Parisian actress Marcelle Lender had been appearing in a series of comic operas, principally at the Théâtre des Variétés, since 1889. Utterly enamored with the performer, Lautrec did many drawings of her in a variety of her roles. Here, she is depicted in Chilpéric, an operetta-revue that was revived in 1895. “The main attraction in Chilpéric was the bolero, danced by Marcelle Lender as the Galaswintha at the court of King Chilpéric. It was not so much the flimsy plot of this medieval farce as the actress… who led Lautrec to sit through the operetta nearly twenty times. Always watching from the same angle, from one of the first tiers on the left, he would lie in wait with his sketch pad” (Adriani, p. 157). Lautrec’s attentions were well repaid. His half-length portrait of Lender in her fantastic Spanish costume, bowing to the audience applause, is considered a lithographic masterpiece. “No other lithograph is printed with such a wealth of subtle color combinations, and none embodies, as this does, the opulent decoration of an age moving towards its close” (Adriani, p. 161). This is the Pan edition, in extremely mint condition.

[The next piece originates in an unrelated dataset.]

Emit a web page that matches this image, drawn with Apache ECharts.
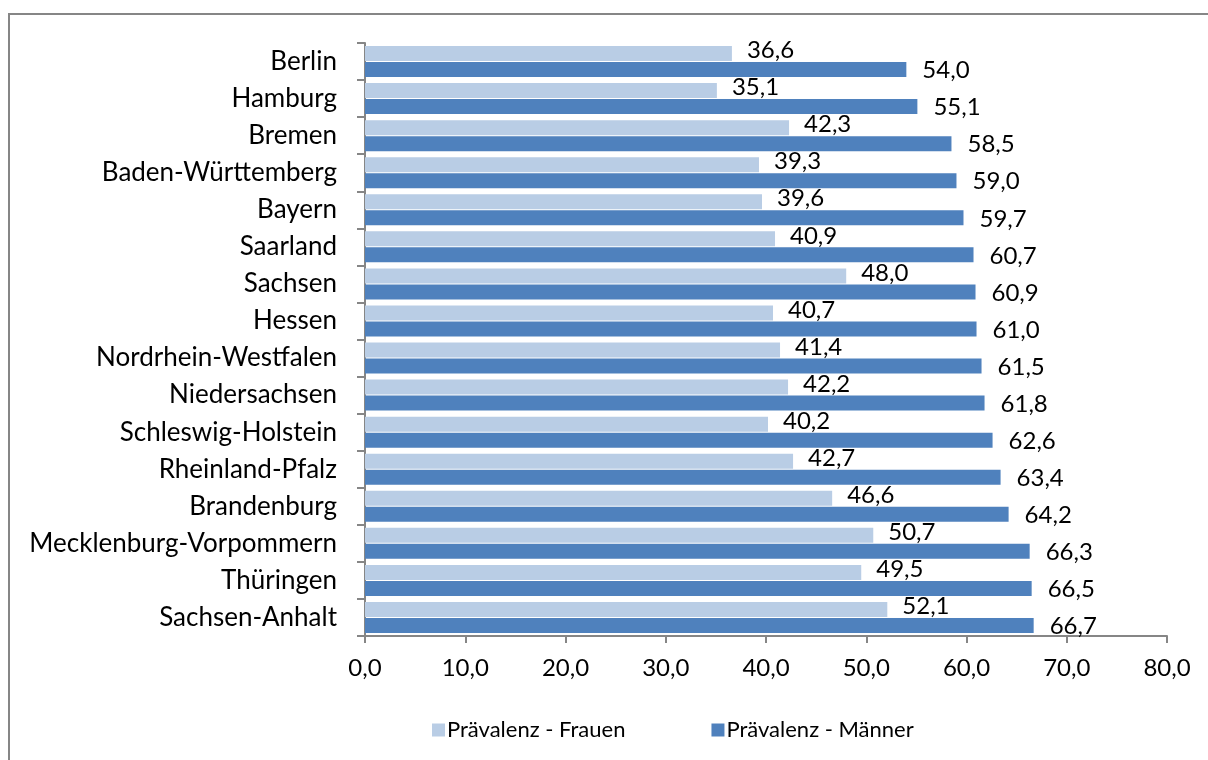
<!DOCTYPE html>
<html>
<head>
<meta charset="utf-8">
<script src="https://cdn.jsdelivr.net/npm/echarts@6/dist/echarts.min.js"></script>
<style>
  html, body { margin: 0; padding: 0; background: #fff; }
  #chart { width: 1208px; height: 760px; }
</style>
</head>
<body>
<div id="chart"></div>
<script>
const states = [
  "Berlin", "Hamburg", "Bremen", "Baden-Württemberg", "Bayern", "Saarland",
  "Sachsen", "Hessen", "Nordrhein-Westfalen", "Niedersachsen", "Schleswig-Holstein",
  "Rheinland-Pfalz", "Brandenburg", "Mecklenburg-Vorpommern", "Thüringen", "Sachsen-Anhalt"
];
const frauen = [36.6, 35.1, 42.3, 39.3, 39.6, 40.9, 48.0, 40.7, 41.4, 42.2, 40.2, 42.7, 46.6, 50.7, 49.5, 52.1];
const maenner = [54.0, 55.1, 58.5, 59.0, 59.7, 60.7, 60.9, 61.0, 61.5, 61.8, 62.6, 63.4, 64.2, 66.3, 66.5, 66.7];
const xTicks = [0, 10, 20, 30, 40, 50, 60, 70, 80];

const fmt = (v) => Number(v).toFixed(1).replace(".", ",");
const font = "Lato";

const chart = echarts.init(document.getElementById("chart"));

const option = {
  backgroundColor: "#fff",
  animation: false,
  textStyle: { fontFamily: font, color: "#000" },
  graphic: [
    {
      type: "rect",
      shape: { x: 9, y: 14, width: 1400, height: 1000 },
      style: { fill: "none", stroke: "#868686", lineWidth: 2 },
      silent: true
    }
  ],
  grid: { left: 365, right: 41, top: 43, bottom: 124 },
  legend: {
    left: 427,
    top: 714,
    itemWidth: 13,
    itemHeight: 13,
    itemGap: 86,
    icon: "rect",
    textStyle: { fontFamily: font, fontSize: 22, color: "#000", padding: [0, 0, 0, -3] },
    data: ["Prävalenz - Frauen", "Prävalenz - Männer"]
  },
  xAxis: {
    type: "value",
    min: xTicks[0],
    max: xTicks[xTicks.length - 1],
    interval: 10,
    axisLine: { show: true, lineStyle: { color: "#868686", width: 2 } },
    axisTick: { show: true, length: 7, lineStyle: { color: "#868686", width: 2 } },
    axisLabel: { fontFamily: font, fontSize: 24, color: "#000", margin: 20, formatter: fmt },
    splitLine: { show: false }
  },
  yAxis: {
    type: "category",
    inverse: true,
    data: states,
    axisLine: { show: true, lineStyle: { color: "#868686", width: 2 } },
    axisTick: { show: true, length: 8, lineStyle: { color: "#868686", width: 2 } },
    axisLabel: { fontFamily: font, fontSize: 26, color: "#000", margin: 28 }
  },
  series: [
    {
      name: "Prävalenz - Frauen",
      type: "bar",
      data: frauen,
      barWidth: 15,
      barGap: "7%",
      itemStyle: { color: "#B9CDE5" },
      label: {
        show: true,
        position: "right",
        distance: 15,
        offset: [0, -3],
        fontFamily: font,
        fontSize: 24,
        color: "#000",
        formatter: (p) => fmt(p.value)
      }
    },
    {
      name: "Prävalenz - Männer",
      type: "bar",
      data: maenner,
      barWidth: 15,
      barGap: "7%",
      itemStyle: { color: "#4F81BD" },
      label: {
        show: true,
        position: "right",
        distance: 16,
        offset: [0, 1],
        fontFamily: font,
        fontSize: 24,
        color: "#000",
        formatter: (p) => fmt(p.value)
      }
    }
  ]
};

chart.setOption(option);
</script>
</body>
</html>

Pictured at the Divan Japonais café concert, Jane Avril “appears to be almost smiling, as if the whole thing were an inside joke. Jane is accompanied—or, more likely, being accosted—by noted critic Edouard Dujardin, no doubt with amorous intentions, but Avril’s faintly bemused expression indicates that she is used to this, and will be able to handle him without any trouble. Note that the performer—although it is a great celebrity, the famous Yvette Guilbert—is not the focus of the poster, and Toulouse-Lautrec makes sure of it not only by placing her somewhat indistinctly in the poorly lit background, but even by going to the length of deliberately cutting her head off… Toulouse-Lautrec has made good use of spatter, a technique which adds another dimension to poster art: here, for example, it effectively separates the solid black of Jane’s dress from the less important dark mass of the bar and the orchestra” (Wine Spectator, 42).